> _WHAT IS EXPECTED_: Lines with "Write a LaTeX" and "(root) at (1229,1348)" mark the range, both included. Reproduce exactly that stretch, without pictures.

> _LISTING_:
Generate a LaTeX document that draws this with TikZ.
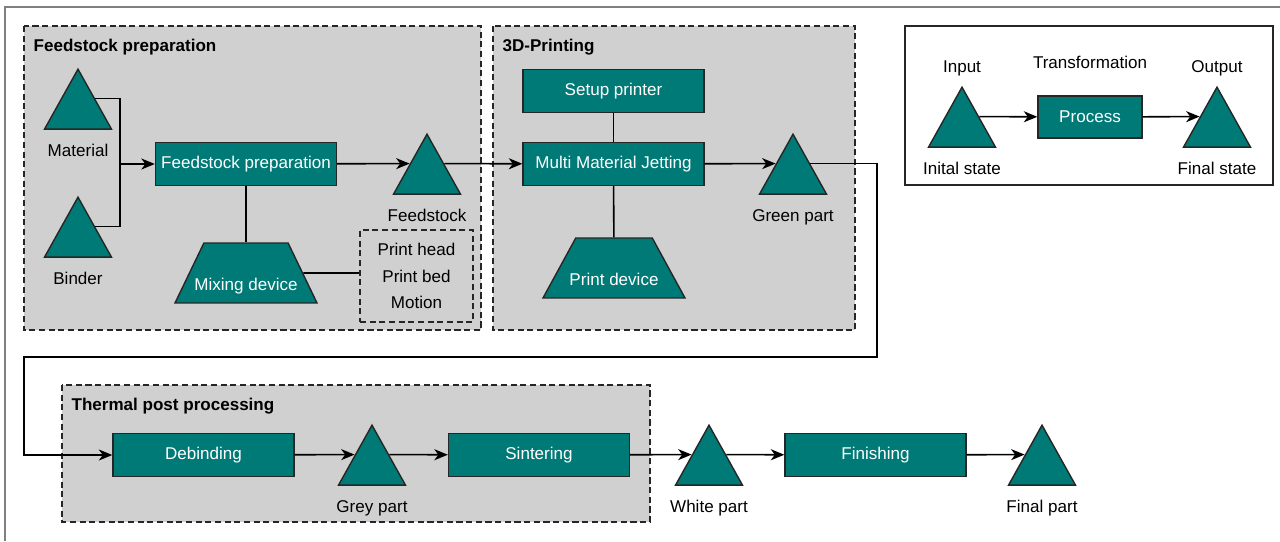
\documentclass[tikz,border=0pt]{standalone}
\usepackage{fontspec}
\setmainfont{Liberation Sans}
\usetikzlibrary{shapes.geometric,arrows.meta}
\definecolor{tealbox}{RGB}{0,122,118}
\definecolor{groupgray}{RGB}{208,208,208}

\begin{document}
\begin{tikzpicture}[x=0.02cm,y=-0.02cm,line width=0.9pt,
  font=\fontsize{9.7}{11.6}\selectfont,label distance=0.16cm,
  proc/.style={draw=black!85,line width=0.8pt,fill=tealbox,text=white,minimum width=3.62cm,minimum height=0.86cm,inner sep=0pt},
  part/.style={isosceles triangle,isosceles triangle stretches,shape border rotate=90,draw=black!85,line width=0.8pt,fill=tealbox,minimum width=1.34cm,minimum height=1.2cm,inner sep=0pt},
  tool/.style={trapezium,trapezium stretches body=true,draw=black!85,line width=0.8pt,fill=tealbox,text=white,minimum width=2.84cm,minimum height=1.2cm,text height=0.8cm,text depth=0.1cm},
  group/.style={draw=black!85,fill=groupgray,dash pattern=on 3.5pt off 2pt,line width=0.9pt},
  title/.style={anchor=west,font=\fontsize{9.7}{11.6}\selectfont\bfseries},
  flow/.style={-{Stealth[length=0.27cm,width=0.22cm,inset=0.08cm]}}]
\useasboundingbox (0,0) rectangle (1280,541);
\draw[black!50,line width=1.2pt] (5,541) -- (5,7) -- (1280,7);
\draw[group] (24,26) rectangle (481,330);
\draw[group] (493,26) rectangle (855,330);
\draw[group] (62,385) rectangle (650,522);
\draw[black!85,line width=1pt] (905,26) rectangle (1273,185);
\node[title] (t1) at (27,47) {Feedstock preparation};
\node[title] (t2) at (496,47) {3D-Printing};
\node[title] (t3) at (65,406) {Thermal post processing};

\node[part,label=below:Material] (mat) at (78,109.5) {};
\node[part,label=below:Binder] (bind) at (78,237.5) {};
\node[proc] (fp) at (246,164) {Feedstock preparation};
\node[tool,trapezium left angle=63,trapezium right angle=63] (mix) at (246,273) {\makebox[0pt]{Mixing device}};
\node[draw=black!85,dash pattern=on 3.5pt off 2pt,minimum width=2.26cm,minimum height=1.84cm,align=center,inner sep=0pt,
  font=\fontsize{9.7}{15}\selectfont] (opts) at (416.5,276) {Print head\\Print bed\\Motion};
\node[part,label=below:Feedstock] (feed) at (427,174.5) {};
\node[proc] (setup) at (613.5,91) {Setup printer};
\node[proc] (mmj) at (613.5,164) {Multi Material Jetting};
\node[tool,trapezium left angle=60,trapezium right angle=60] (prt) at (614,268) {\makebox[0pt]{Print device}};
\node[part,label=below:Green part] (green) at (793,174.5) {};
\node[proc] (deb) at (203.5,455) {Debinding};
\node[part,label=below:Grey part] (grey) at (372,465.5) {};
\node[proc] (sint) at (539,455) {Sintering};
\node[part,label=below:White part] (white) at (709,465.5) {};
\node[proc] (fin) at (875.5,455) {Finishing};
\node[part,label=below:Final part] (final) at (1042,465.5) {};

\node[part,label={[label distance=0.06cm]above:Input},label=below:Inital state] (inp) at (962,127.5) {};
\node[proc,minimum width=2.08cm,minimum height=0.84cm,label={[label distance=0.4cm]above:Transformation}] (pr) at (1090,117) {Process};
\node[part,label={[label distance=0.06cm]above:Output},label=below:Final state] (outp) at (1217,127.5) {};

\coordinate (jn) at (120,164);
\coordinate (r1) at (877,357);
\coordinate (l1) at (24,357);
\draw (mat.right side) -| (jn) |- (bind.right side);
\draw[flow] (jn) -- (fp);
\draw[flow] (fp) -- (feed.left side);
\draw (fp) -- (mix);
\draw (mix) -- (mix -| opts.west);
\draw[flow] (feed.right side) -- (mmj);
\draw (setup) -- (mmj);
\draw (mmj) -- (prt);
\draw[flow] (mmj) -- (green.left side);
\draw[flow] (green.right side) -| (r1) -- (l1) |- (deb);
\draw[flow] (deb) -- (grey.left side);
\draw[flow] (grey.right side) -- (sint);
\draw[flow] (sint) -- (white.left side);
\draw[flow] (white.right side) -- (fin);
\draw[flow] (fin) -- (final.left side);
\draw[flow] (inp.right side) -- (pr);
\draw[flow] (pr) -- (outp.left side);
\end{tikzpicture}
\end{document}
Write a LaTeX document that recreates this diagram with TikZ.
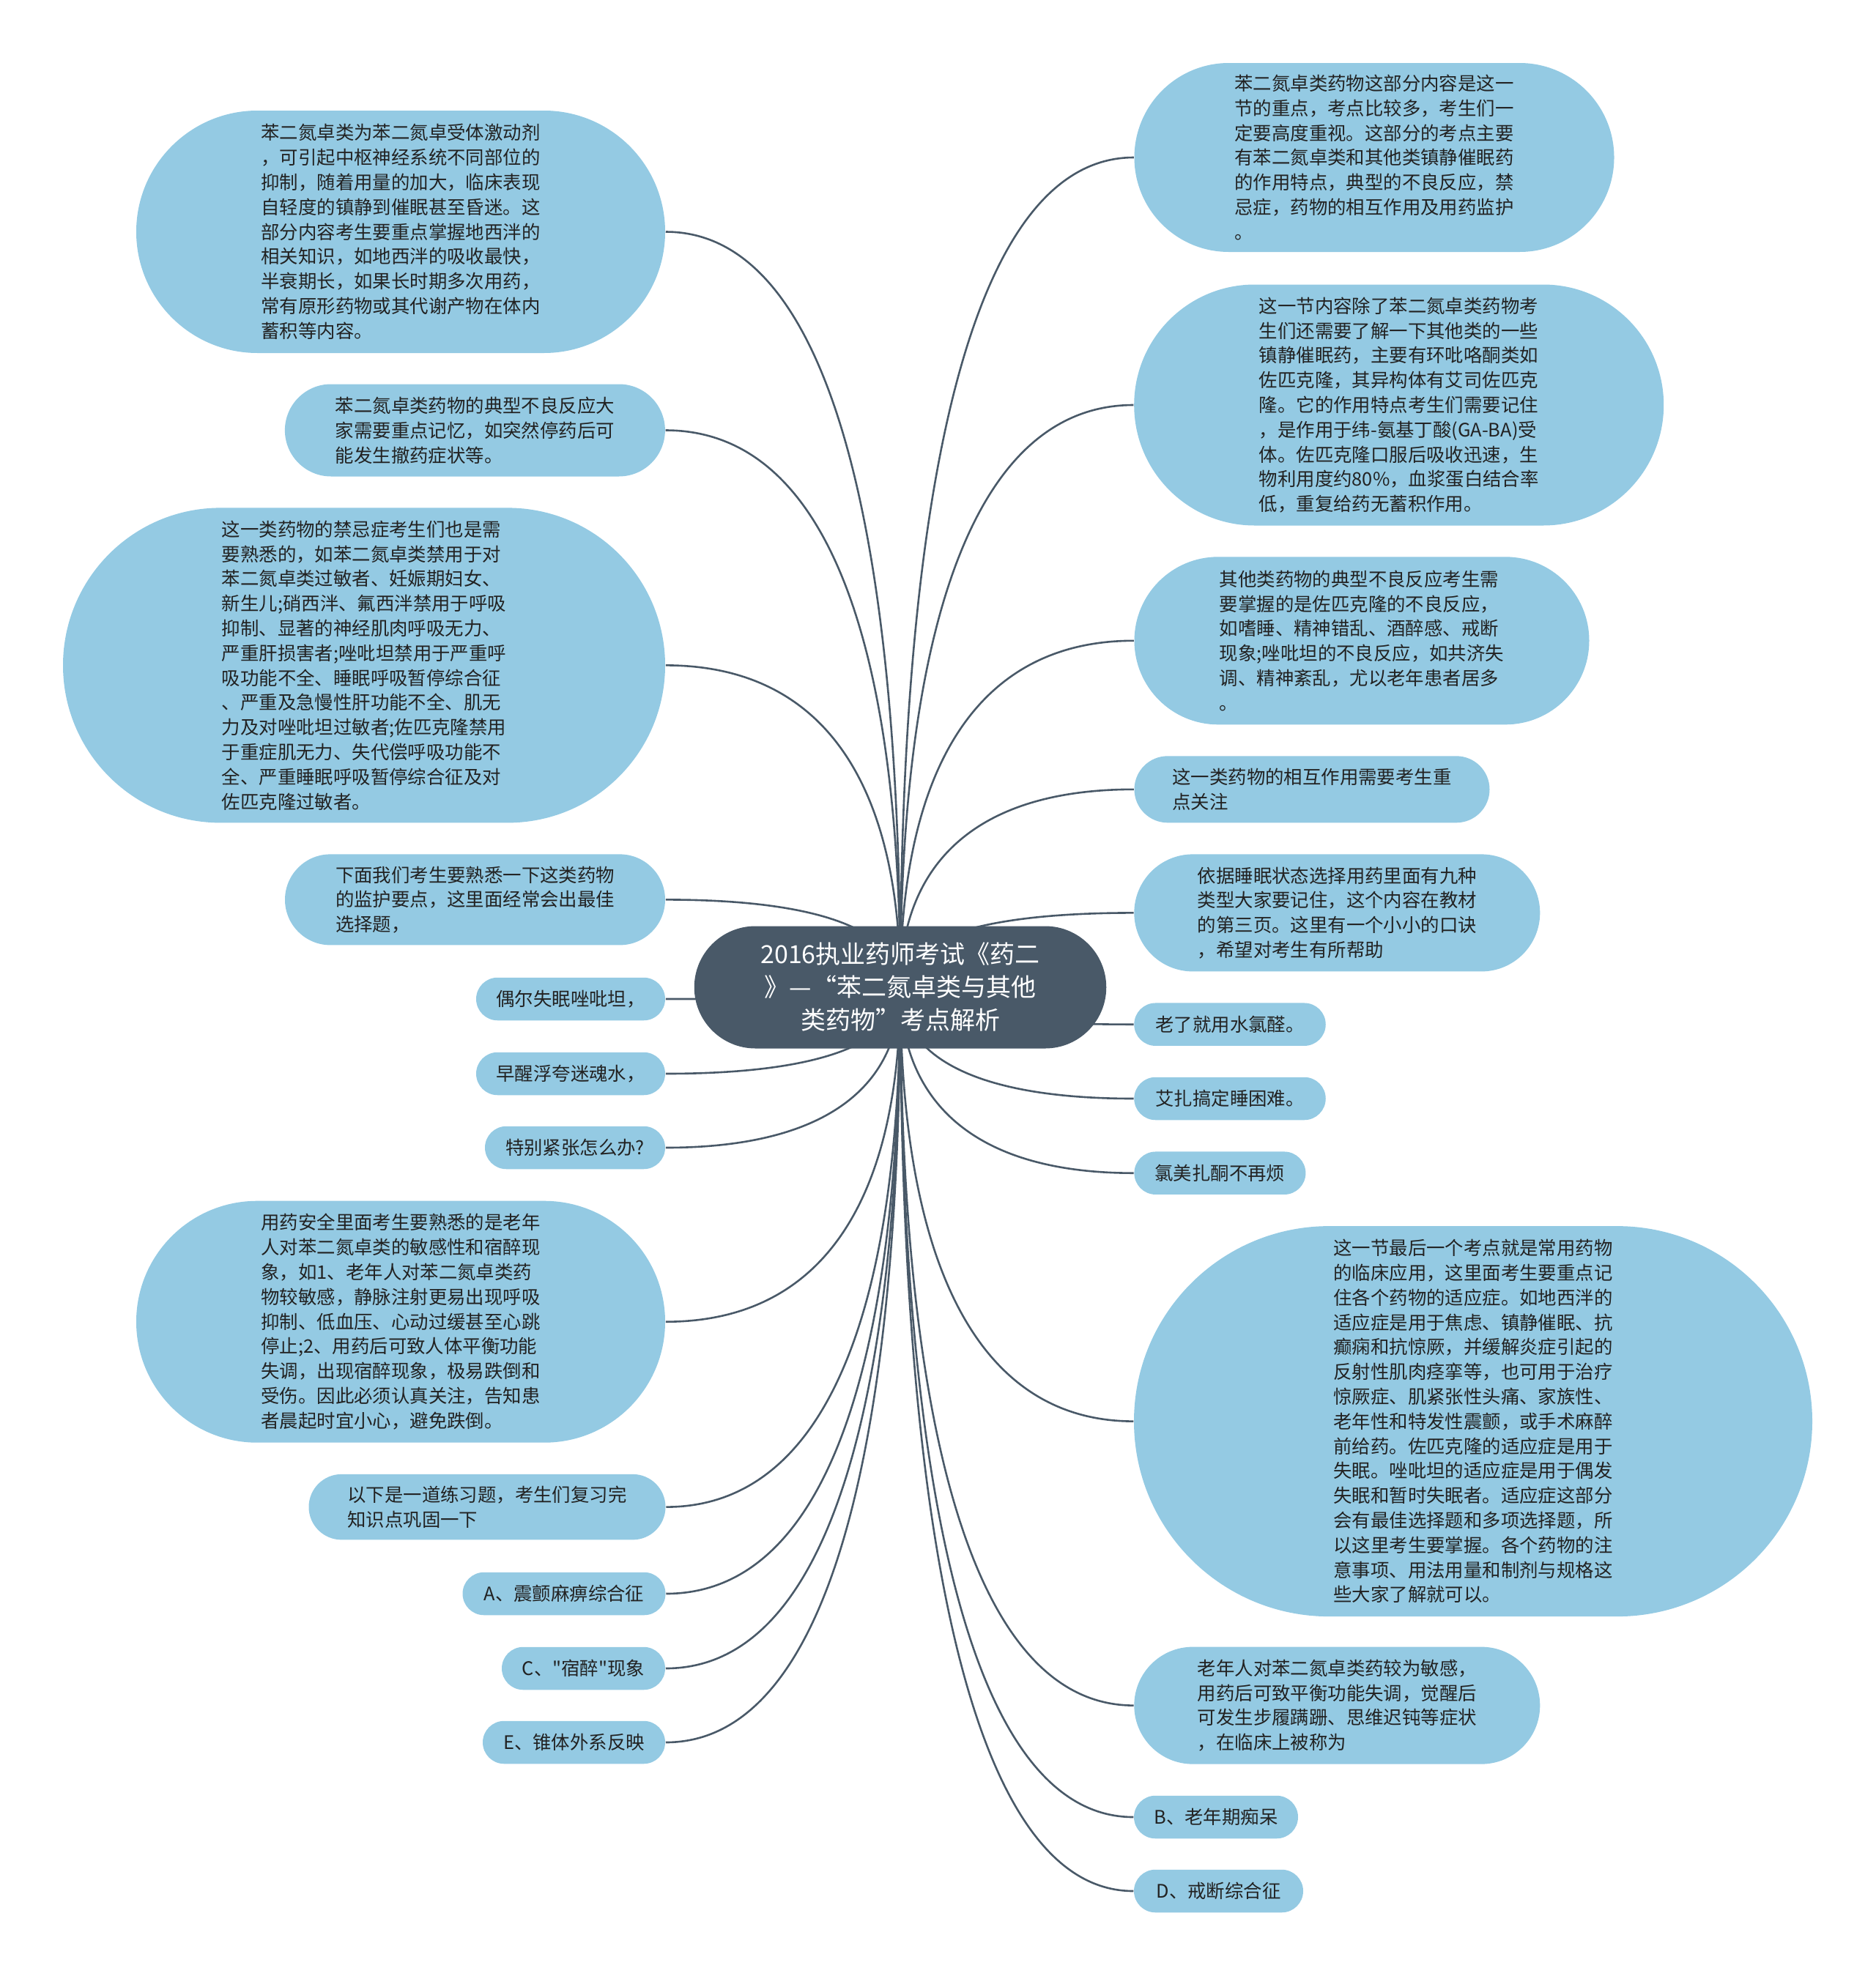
\documentclass[tikz,border=0pt]{standalone}
\usepackage{fontspec}
\setmainfont{Noto Sans CJK SC}[Ligatures=TeXOff]
\usetikzlibrary{backgrounds}

\tikzset{every picture/.style={line width=0.75pt}}
\tikzset{
  leaf/.style={fill={rgb, 255:red, 148; green, 202; blue, 227 }, text={rgb, 255:red, 34; green, 34; blue, 34 }, align=left, inner sep=0pt, font=\fontsize{12.7pt}{16.9pt}\selectfont},
  hub/.style={fill={rgb, 255:red, 73; green, 89; blue, 104 }, text=white, align=center, inner sep=0pt, font=\fontsize{17pt}{22.5pt}\selectfont},
  boxdim/.style 2 args={minimum width=#1*0.5pt, minimum height=#2*0.5pt, rounded corners=#2*0.25pt},
  link/.style={color={rgb, 255:red, 73; green, 89; blue, 104 }, line width=1.3pt}
}

\begin{document}
\begin{tikzpicture}[x=0.5pt,y=0.5pt,yscale=-1,xscale=1]
    \useasboundingbox (0,0) rectangle (2560,2698);

    %Shape: Central Pill [id:root]
    \node [hub, boxdim={562.5}{167}] (root) at (1229,1348) {2016执业药师考试《药二\\》—“苯二氮卓类与其他\\类药物”考点解析};

    % Left Nodes
    \node [leaf, boxdim={722}{331}] (l1) at (547,316.5) {苯二氮卓类为苯二氮卓受体激动剂\\，可引起中枢神经系统不同部位的\\抑制，随着用量的加大，临床表现\\自轻度的镇静到催眠甚至昏迷。这\\部分内容考生要重点掌握地西泮的\\相关知识，如地西泮的吸收最快，\\半衰期长，如果长时期多次用药，\\常有原形药物或其代谢产物在体内\\蓄积等内容。};
    \node [leaf, boxdim={519}{126}] (l2) at (648.4,587.5) {苯二氮卓类药物的典型不良反应大\\家需要重点记忆，如突然停药后可\\能发生撤药症状等。};
    \node [leaf, boxdim={822}{430}] (l3) at (497,908.4) {这一类药物的禁忌症考生们也是需\\要熟悉的，如苯二氮卓类禁用于对\\苯二氮卓类过敏者、妊娠期妇女、\\新生儿;硝西泮、氟西泮禁用于呼吸\\抑制、显著的神经肌肉呼吸无力、\\严重肝损害者;唑吡坦禁用于严重呼\\吸功能不全、睡眠呼吸暂停综合征\\、严重及急慢性肝功能不全、肌无\\力及对唑吡坦过敏者;佐匹克隆禁用\\于重症肌无力、失代偿呼吸功能不\\全、严重睡眠呼吸暂停综合征及对\\佐匹克隆过敏者。};
    \node [leaf, boxdim={519}{124}] (l4) at (648.5,1228.4) {下面我们考生要熟悉一下这类药物\\的监护要点，这里面经常会出最佳\\选择题，};
    \node [leaf, boxdim={258}{58.5}] (l5) at (779,1364) {偶尔失眠唑吡坦，};
    \node [leaf, boxdim={258}{58.5}] (l6) at (779,1466) {早醒浮夸迷魂水，};
    \node [leaf, boxdim={246}{58.5}] (l7) at (785,1567) {特别紧张怎么办?};
    \node [leaf, boxdim={722}{330}] (l8) at (547,1804.7) {用药安全里面考生要熟悉的是老年\\人对苯二氮卓类的敏感性和宿醉现\\象，如1、老年人对苯二氮卓类药\\物较敏感，静脉注射更易出现呼吸\\抑制、低血压、心动过缓甚至心跳\\停止;2、用药后可致人体平衡功能\\失调，出现宿醉现象，极易跌倒和\\受伤。因此必须认真关注，告知患\\者晨起时宜小心，避免跌倒。};
    \node [leaf, boxdim={487}{89.5}] (l9) at (665,2057.6) {以下是一道练习题，考生们复习完\\知识点巩固一下};
    \node [leaf, boxdim={277}{58.5}] (l10) at (770,2176) {A、震颤麻痹综合征};
    \node [leaf, boxdim={223}{58.5}] (l11) at (796.5,2278) {C、"宿醉"现象};
    \node [leaf, boxdim={249}{58.5}] (l12) at (783.5,2379) {E、锥体外系反映};

    % Right Nodes
    \node [leaf, boxdim={655}{258}] (r1) at (1876,215) {苯二氮卓类药物这部分内容是这一\\节的重点，考点比较多，考生们一\\定要高度重视。这部分的考点主要\\有苯二氮卓类和其他类镇静催眠药\\的作用特点，典型的不良反应，禁\\忌症，药物的相互作用及用药监护\\。};
    \node [leaf, boxdim={723}{329}] (r2) at (1909.7,553) {这一节内容除了苯二氮卓类药物考\\生们还需要了解一下其他类的一些\\镇静催眠药，主要有环吡咯酮类如\\佐匹克隆，其异构体有艾司佐匹克\\隆。它的作用特点考生们需要记住\\，是作用于纬-氨基丁酸(GA-BA)受\\体。佐匹克隆口服后吸收迅速，生\\物利用度约80\%，血浆蛋白结合率\\低，重复给药无蓄积作用。};
    \node [leaf, boxdim={621}{229}] (r3) at (1859,874.8) {其他类药物的典型不良反应考生需\\要掌握的是佐匹克隆的不良反应，\\如嗜睡、精神错乱、酒醉感、戒断\\现象;唑吡坦的不良反应，如共济失\\调、精神紊乱，尤以老年患者居多\\。};
    \node [leaf, boxdim={485}{91}] (r4) at (1791,1077.8) {这一类药物的相互作用需要考生重\\点关注};
    \node [leaf, boxdim={554}{160}] (r5) at (1825.3,1246.4) {依据睡眠状态选择用药里面有九种\\类型大家要记住，这个内容在教材\\的第三页。这里有一个小小的口诀\\，希望对考生有所帮助};
    \node [leaf, boxdim={261.5}{58.5}] (r6) at (1679,1398.7) {老了就用水氯醛。};
    \node [leaf, boxdim={261.5}{58.5}] (r7) at (1679,1500) {艾扎搞定睡困难。};
    \node [leaf, boxdim={234}{58.5}] (r8) at (1665.4,1601.7) {氯美扎酮不再烦};
    \node [leaf, boxdim={926}{533}] (r9) at (2011,1940.6) {这一节最后一个考点就是常用药物\\的临床应用，这里面考生要重点记\\住各个药物的适应症。如地西泮的\\适应症是用于焦虑、镇静催眠、抗\\癫痫和抗惊厥，并缓解炎症引起的\\反射性肌肉痉挛等，也可用于治疗\\惊厥症、肌紧张性头痛、家族性、\\老年性和特发性震颤，或手术麻醉\\前给药。佐匹克隆的适应症是用于\\失眠。唑吡坦的适应症是用于偶发\\失眠和暂时失眠者。适应症这部分\\会有最佳选择题和多项选择题，所\\以这里考生要掌握。各个药物的注\\意事项、用法用量和制剂与规格这\\些大家了解就可以。};
    \node [leaf, boxdim={554}{160}] (r10) at (1825.3,2328.6) {老年人对苯二氮卓类药较为敏感，\\用药后可致平衡功能失调，觉醒后\\可发生步履蹒跚、思维迟钝等症状\\，在临床上被称为};
    \node [leaf, boxdim={224}{58.5}] (r11) at (1660,2481) {B、老年期痴呆};
    \node [leaf, boxdim={231}{58.5}] (r12) at (1663.5,2582) {D、戒断综合征};

    %Curves: root to leaves
    \begin{scope}[on background layer]
    \draw [link] (root.center) .. controls +(0,-619) and +(225,0) .. (l1.east);
    \draw [link] (root.center) .. controls +(0,-456) and +(225,0) .. (l2.east);
    \draw [link] (root.center) .. controls +(0,-264) and +(225,0) .. (l3.east);
    \draw [link] (root.center) .. controls +(0,-72) and +(225,0) .. (l4.east);
    \draw [link] (root.center) .. controls +(0,10) and +(225,0) .. (l5.east);
    \draw [link] (root.center) .. controls +(0,71) and +(225,0) .. (l6.east);
    \draw [link] (root.center) .. controls +(0,131) and +(225,0) .. (l7.east);
    \draw [link] (root.center) .. controls +(0,274) and +(225,0) .. (l8.east);
    \draw [link] (root.center) .. controls +(0,426) and +(225,0) .. (l9.east);
    \draw [link] (root.center) .. controls +(0,497) and +(225,0) .. (l10.east);
    \draw [link] (root.center) .. controls +(0,558) and +(225,0) .. (l11.east);
    \draw [link] (root.center) .. controls +(0,619) and +(225,0) .. (l12.east);

    \draw [link] (root.center) .. controls +(0,-680) and +(-223,0) .. (r1.west);
    \draw [link] (root.center) .. controls +(0,-477) and +(-223,0) .. (r2.west);
    \draw [link] (root.center) .. controls +(0,-284) and +(-223,0) .. (r3.west);
    \draw [link] (root.center) .. controls +(0,-162) and +(-223,0) .. (r4.west);
    \draw [link] (root.center) .. controls +(0,-61) and +(-223,0) .. (r5.west);
    \draw [link] (root.center) .. controls +(0,30) and +(-223,0) .. (r6.west);
    \draw [link] (root.center) .. controls +(0,91) and +(-223,0) .. (r7.west);
    \draw [link] (root.center) .. controls +(0,152) and +(-223,0) .. (r8.west);
    \draw [link] (root.center) .. controls +(0,356) and +(-223,0) .. (r9.west);
    \draw [link] (root.center) .. controls +(0,588) and +(-223,0) .. (r10.west);
    \draw [link] (root.center) .. controls +(0,680) and +(-223,0) .. (r11.west);
    \draw [link] (root.center) .. controls +(0,740) and +(-223,0) .. (r12.west);
    \end{scope}

\end{tikzpicture}
\end{document}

> _FINAL RESULT_:
Write a LaTeX document that recreates this diagram with TikZ.
\documentclass[tikz,border=0pt]{standalone}
\usepackage{fontspec}
\setmainfont{Noto Sans CJK SC}[Ligatures=TeXOff]
\usetikzlibrary{backgrounds}

\tikzset{every picture/.style={line width=0.75pt}}
\tikzset{
  leaf/.style={fill={rgb, 255:red, 148; green, 202; blue, 227 }, text={rgb, 255:red, 34; green, 34; blue, 34 }, align=left, inner sep=0pt, font=\fontsize{12.7pt}{16.9pt}\selectfont},
  hub/.style={fill={rgb, 255:red, 73; green, 89; blue, 104 }, text=white, align=center, inner sep=0pt, font=\fontsize{17pt}{22.5pt}\selectfont},
  boxdim/.style 2 args={minimum width=#1*0.5pt, minimum height=#2*0.5pt, rounded corners=#2*0.25pt},
  link/.style={color={rgb, 255:red, 73; green, 89; blue, 104 }, line width=1.3pt}
}

\begin{document}
\begin{tikzpicture}[x=0.5pt,y=0.5pt,yscale=-1,xscale=1]
    \useasboundingbox (0,0) rectangle (2560,2698);

    %Shape: Central Pill [id:root]
    \node [hub, boxdim={562.5}{167}] (root) at (1229,1348) {2016执业药师考试《药二\\》—“苯二氮卓类与其他\\类药物”考点解析};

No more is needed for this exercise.